After hearing that over 90 women will occupy the 113th Congress, my excitement could not be contained.
These women have their own experiences which will help them create or continue to carry out the legislation they see fit for our country.
With more women in our legislative branch, I believe that women's issues are going to get more attention and potentially more consideration from the males in congress.
I learned about gender discrimination at a young age and because it existed at that time, I truly believed that maybe women are incompetent to fill governmental roles.
Unfortunately, sexism is still present, but strong female leaders like Hillary Clinton believe women in the world should never give up, work hard and are capable of carrying a community or country on their backs.

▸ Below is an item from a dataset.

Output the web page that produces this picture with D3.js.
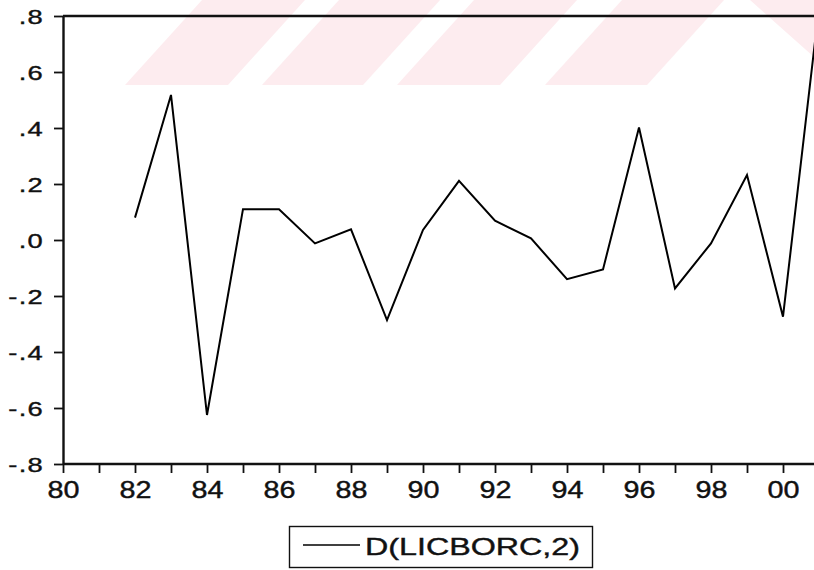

SNL's "Weekend Update" voiced Seth Meyers' opinion on the amount of women in the 113th congress.
"No one is happier about that than the pantsuit industry" Meyers said.
Was that a possible slam to Clinton's professional attire outside of her 2008 campaign? And although it can be taken as a humorous remark, could it have an underlying sexist meaning?
More obvious sexist comments haven't gone unnoticed in this year's race for congress.
Missouri's newly elected democratic senator Claire McCaskill, was called "unladylike" by Republican incumbent Todd Akin. He said that she acted more like a lady in past debates against Jim Talent (R).
Ladylike? Does that mean less aggressive compared to a man or less assertive, Mr. Akin?
Tommy Thompson is also no stranger to remarks like these. He called his opponent Tammy Baldwin (D), who won the senate seat in Wisconsin, "ill-equipped" because of her sexual preference.
Tammy Baldwin made history by being the first woman elected to the U.S Senate in Wisconsin and she is also the first openly gay senator.
Baldwin could potentially make big things happen for America's future.
The Defense of Marriage Act is up for review by the Supreme Court on Nov. 30. However, if the justices cannot decide, the date will be pushed back. If pushed back enough, hopefully Baldwin could have powerful influence on the outcome.
Republican Representative candidate for the 2nd Congressional District in Arizona, Martha McSally was also targeted as a stereotypical "woman in the kitchen."
(Take a look at the uploaded video to see Nancy Pelosi's PAC attack ad, "Recipe for Disaster" towards McSally).
Personally, I hate stereotypes.
Regardless if someone is gay or if they're male or female, they shouldn't be discriminated because of it.
Everyone is still human and focusing on Tammy Baldwin being openly gay has nothing to do with her position in government or competency to serve.
No matter what party these women are affiliated with, I'm confident that they will do great things for our country.